- **Requirements**
Find the lines containing the word "that" and copy every one of them.

※ ※ ※

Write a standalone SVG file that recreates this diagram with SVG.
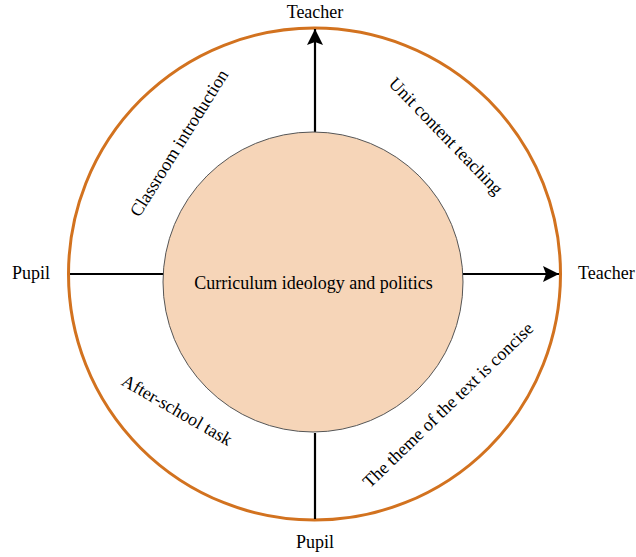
<svg xmlns="http://www.w3.org/2000/svg" width="636" height="557" viewBox="0 0 636 557">
  <style>
    text { font-family: "Liberation Serif", "Times New Roman", serif; font-size: 18px; fill: #000; }
    .mid { text-anchor: middle; dominant-baseline: central; }
    .axis { stroke: #000; stroke-width: 2.2; fill: none; }
  </style>
  <defs>
    <marker id="arrowhead" viewBox="0 0 16 16" refX="16" refY="8" markerWidth="16" markerHeight="16" markerUnits="userSpaceOnUse" orient="auto">
      <path d="M0,0 L16,8 L0,16 L3,8 z" fill="#000"/>
    </marker>
  </defs>

  <rect width="636" height="557" fill="#fff"/>

  <!-- outer ring -->
  <g id="ring">
    <circle cx="314.5" cy="274" r="246" fill="none" stroke="#D2721F" stroke-width="3"/>
  </g>

  <!-- axis connectors -->
  <g id="connectors">
    <line class="axis" x1="315" y1="132" x2="315" y2="29" marker-end="url(#arrowhead)"/>
    <line class="axis" x1="463" y1="274" x2="559" y2="274" marker-end="url(#arrowhead)"/>
    <line class="axis" x1="70" y1="274" x2="164" y2="274"/>
    <line class="axis" x1="315" y1="433" x2="315" y2="519"/>
  </g>

  <!-- central circle -->
  <g id="core">
    <circle cx="313" cy="282" r="150" fill="#F6D5B8" stroke="#555" stroke-width="1"/>
    <text class="mid" x="313.5" y="283">Curriculum ideology and politics</text>
  </g>

  <!-- axis labels -->
  <g id="label-top"><text x="315" y="18" text-anchor="middle">Teacher</text></g>
  <g id="label-right"><text x="578" y="279">Teacher</text></g>
  <g id="label-left"><text x="31" y="279" text-anchor="middle">Pupil</text></g>
  <g id="label-bottom"><text x="315" y="548" text-anchor="middle">Pupil</text></g>

  <!-- quadrant labels -->
  <g id="q-classroom"><text class="mid" transform="translate(179 143) rotate(-58)">Classroom introduction</text></g>
  <g id="q-unit"><text class="mid" transform="translate(446 136) rotate(46)">Unit content teaching</text></g>
  <g id="q-afterschool"><text class="mid" transform="translate(177 410) rotate(30)">After-school task</text></g>
  <g id="q-theme"><text class="mid" transform="translate(448 405) rotate(-44)">The theme of the text is concise</text></g>
</svg>
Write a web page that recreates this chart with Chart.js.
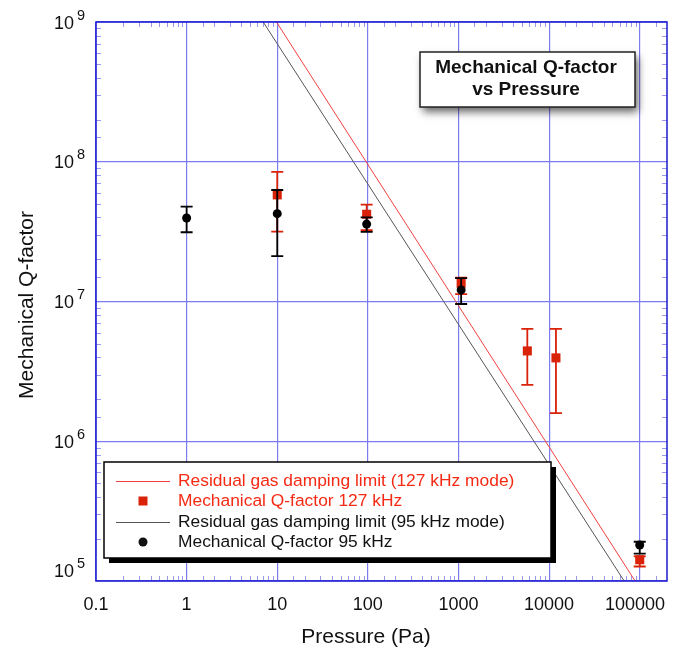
<!DOCTYPE html>
<html>
<head>
<meta charset="utf-8">
<script src="https://cdn.jsdelivr.net/npm/chart.js@4"></script>
<style>
  body { margin: 0; background: #fff; }
  #wrap { width: 684px; height: 649px; position: relative; }
</style>
</head>
<body>
<div id="wrap"><canvas id="qChart"></canvas></div>
<script>
// data
var pressure95 = [1, 10, 97, 1070, 100000];
var q95 = [3.96e7, 4.25e7, 3.58e7, 1.21e7, 1.81e5];
var q95Low = [3.13e7, 2.11e7, 3.15e7, 9.6e6, 1.57e5];
var q95High = [4.77e7, 6.28e7, 4.0e7, 1.47e7, 1.91e5];

var pressure127 = [10, 97, 1070, 5750, 11900, 100000];
var q127 = [5.79e7, 4.21e7, 1.35e7, 4.43e6, 3.95e6, 1.42e5];
var q127Low = [3.16e7, 3.24e7, 1.13e7, 2.53e6, 1.59e6, 1.27e5];
var q127High = [8.45e7, 4.93e7, 1.48e7, 6.37e6, 6.37e6, 1.50e5];

var limitP127 = [9.8, 89000];
var limitQ127 = [1e9, 1e5];
var limitP95 = [7.0, 67400];
var limitQ95 = [1e9, 1e5];

var xTickValues = [0.1, 1, 10, 100, 1000, 10000, 100000];
var xTickLabels = ["0.1", "1", "10", "100", "1000", "10000", "100000"];
var yTickExponents = [5, 6, 7, 8, 9];

var legendLabels = [
  "Residual gas damping limit (127 kHz mode)",
  "Mechanical Q-factor 127 kHz",
  "Residual gas damping limit (95 kHz mode)",
  "Mechanical Q-factor 95 kHz"
];

var FONT = "'Liberation Sans', Arial, Helvetica, sans-serif";
var RED = "#da2208";
var RED_LINE = "#f04040";
var GRID = "#7c7cf0";
var FRAME = "#1a1ad0";

function pts(xs, ys) {
  return xs.map(function (v, i) { return { x: v, y: ys[i] }; });
}

function isMajor(v) {
  var l = Math.log10(v);
  return Math.abs(l - Math.round(l)) < 1e-9;
}

var errorBars = {
  id: "errorBars",
  beforeDatasetDraw: function (chart, args) {
    var ds = chart.data.datasets[args.index];
    if (!ds.errLow) return;
    var ctx = chart.ctx, xs = chart.scales.x, ys = chart.scales.y;
    ctx.save();
    ctx.strokeStyle = ds.errColor;
    ctx.lineWidth = 1.8;
    ds.data.forEach(function (p, i) {
      var px = xs.getPixelForValue(p.x);
      var lo = ys.getPixelForValue(ds.errLow[i]);
      var hi = ys.getPixelForValue(ds.errHigh[i]);
      ctx.beginPath();
      ctx.moveTo(px, lo); ctx.lineTo(px, hi);
      ctx.moveTo(px - 6, lo); ctx.lineTo(px + 6, lo);
      ctx.moveTo(px - 6, hi); ctx.lineTo(px + 6, hi);
      ctx.stroke();
    });
    ctx.restore();
  }
};

var decorations = {
  id: "decorations",
  beforeDatasetsDraw: function (chart) {
    var ctx = chart.ctx, a = chart.chartArea;
    var xs = chart.scales.x, ys = chart.scales.y;
    ctx.save();
    ctx.strokeStyle = "rgba(120, 120, 230, 0.75)";
    ctx.lineWidth = 1;
    // minor ticks inside the frame
    xs.ticks.forEach(function (t) {
      if (isMajor(t.value) || t.value >= xs.max) return;
      var px = Math.round(xs.getPixelForValue(t.value)) + 0.5;
      ctx.beginPath();
      ctx.moveTo(px, a.bottom); ctx.lineTo(px, a.bottom - 5);
      ctx.moveTo(px, a.top); ctx.lineTo(px, a.top + 5);
      ctx.stroke();
    });
    ys.ticks.forEach(function (t) {
      if (isMajor(t.value)) return;
      var py = Math.round(ys.getPixelForValue(t.value)) + 0.5;
      ctx.beginPath();
      ctx.moveTo(a.left, py); ctx.lineTo(a.left + 5, py);
      ctx.moveTo(a.right, py); ctx.lineTo(a.right - 5, py);
      ctx.stroke();
    });
    ctx.restore();
  },
  afterDraw: function (chart) {
    var ctx = chart.ctx, a = chart.chartArea;
    var xs = chart.scales.x, ys = chart.scales.y;
    ctx.save();
    // frame
    ctx.strokeStyle = FRAME;
    ctx.lineWidth = 1.5;
    ctx.strokeRect(a.left, a.top, a.right - a.left, a.bottom - a.top);

    // x tick labels
    ctx.fillStyle = "#111";
    ctx.font = "18px " + FONT;
    ctx.textBaseline = "alphabetic";
    xTickValues.forEach(function (v, i) {
      var px = xs.getPixelForValue(v);
      var w = ctx.measureText(xTickLabels[i]).width;
      var left = Math.min(px - w / 2, a.right - 2 - w);
      ctx.textAlign = "left";
      ctx.fillText(xTickLabels[i], left, 610);
    });

    // y tick labels 10^n
    yTickExponents.forEach(function (e) {
      var py = ys.getPixelForValue(Math.pow(10, e));
      var base = Math.min(py + 6.5, a.bottom - 4);
      ctx.font = "18px " + FONT;
      ctx.textAlign = "right";
      ctx.fillText("10", 74, base);
      ctx.font = "14.5px " + FONT;
      ctx.textAlign = "left";
      ctx.fillText(String(e), 77, base - 9);
    });

    // axis titles
    ctx.font = "21px " + FONT;
    ctx.textAlign = "center";
    ctx.fillText("Pressure (Pa)", 366, 643);
    ctx.save();
    ctx.translate(33, 305);
    ctx.rotate(-Math.PI / 2);
    ctx.fillText("Mechanical Q-factor", 0, 0);
    ctx.restore();

    // title box
    ctx.save();
    ctx.shadowColor = "rgba(0,0,0,0.6)";
    ctx.shadowBlur = 8;
    ctx.shadowOffsetX = 3;
    ctx.shadowOffsetY = 5;
    ctx.fillStyle = "#fff";
    ctx.fillRect(420, 52, 215, 55);
    ctx.restore();
    ctx.strokeStyle = "#222";
    ctx.lineWidth = 1.5;
    ctx.strokeRect(420, 52, 215, 55);
    ctx.fillStyle = "#111";
    ctx.font = "bold 19px " + FONT;
    ctx.textAlign = "center";
    ctx.textBaseline = "middle";
    ctx.fillText("Mechanical Q-factor", 526, 68);
    ctx.fillText("vs Pressure", 526, 89.5);

    // legend box with hard shadow
    ctx.fillStyle = "#000";
    ctx.fillRect(109, 467, 447, 96);
    ctx.fillStyle = "#fff";
    ctx.fillRect(104, 462, 447, 96);
    ctx.strokeStyle = "#000";
    ctx.lineWidth = 1.5;
    ctx.strokeRect(104, 462, 447, 96);

    var rows = [481, 501, 522, 542];
    ctx.font = "17.4px " + FONT;
    ctx.textAlign = "left";
    ctx.textBaseline = "middle";
    // row 1: red line
    ctx.strokeStyle = RED_LINE; ctx.lineWidth = 1;
    ctx.beginPath(); ctx.moveTo(116, rows[0] + 0.5); ctx.lineTo(170, rows[0] + 0.5); ctx.stroke();
    ctx.fillStyle = "#f52a14";
    ctx.fillText(legendLabels[0], 178, rows[0]);
    // row 2: red square
    ctx.fillStyle = RED;
    ctx.fillRect(138.5, rows[1] - 4.5, 9, 9);
    ctx.fillStyle = "#f52a14";
    ctx.fillText(legendLabels[1], 178, rows[1]);
    // row 3: black line
    ctx.strokeStyle = "#555";
    ctx.beginPath(); ctx.moveTo(116, rows[2] + 0.5); ctx.lineTo(170, rows[2] + 0.5); ctx.stroke();
    ctx.fillStyle = "#111";
    ctx.fillText(legendLabels[2], 178, rows[2]);
    // row 4: black dot
    ctx.beginPath(); ctx.arc(143, rows[3], 4.5, 0, Math.PI * 2); ctx.fill();
    ctx.fillText(legendLabels[3], 178, rows[3]);
    ctx.restore();
  }
};

var gridOpts = {
  drawTicks: false,
  lineWidth: 1.2,
  color: function (c) {
    return c.tick && isMajor(c.tick.value) ? GRID : "transparent";
  }
};

new Chart(document.getElementById("qChart"), {
  type: "scatter",
  data: {
    datasets: [
      {
        label: legendLabels[3],
        data: pts(pressure95, q95),
        errLow: q95Low, errHigh: q95High, errColor: "#000",
        pointStyle: "circle", pointRadius: 4.5,
        backgroundColor: "#000", borderColor: "#000", borderWidth: 0,
        order: 0
      },
      {
        label: legendLabels[1],
        data: pts(pressure127, q127),
        errLow: q127Low, errHigh: q127High, errColor: RED,
        pointStyle: "rect", pointRadius: 6.4,
        backgroundColor: RED, borderColor: RED, borderWidth: 0,
        order: 1
      },
      {
        label: legendLabels[2],
        data: pts(limitP95, limitQ95),
        showLine: true, pointRadius: 0,
        borderColor: "#555", borderWidth: 1,
        order: 2
      },
      {
        label: legendLabels[0],
        data: pts(limitP127, limitQ127),
        showLine: true, pointRadius: 0,
        borderColor: RED_LINE, borderWidth: 1,
        order: 3
      }
    ]
  },
  options: {
    responsive: true,
    maintainAspectRatio: false,
    animation: false,
    layout: { padding: { left: 96, top: 22, right: 17, bottom: 68 } },
    plugins: {
      legend: { display: false },
      tooltip: { enabled: false }
    },
    scales: {
      x: {
        type: "logarithmic",
        min: 0.1, max: 2e5,
        ticks: { display: false },
        grid: gridOpts,
        border: { display: false }
      },
      y: {
        type: "logarithmic",
        min: 1e5, max: 1e9,
        ticks: { display: false },
        grid: gridOpts,
        border: { display: false }
      }
    }
  },
  plugins: [errorBars, decorations]
});
</script>
</body>
</html>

※ ※ ※

- **Solved problem**
Write a standalone SVG file that recreates this diagram with SVG.
Write a web page that recreates this chart with Chart.js.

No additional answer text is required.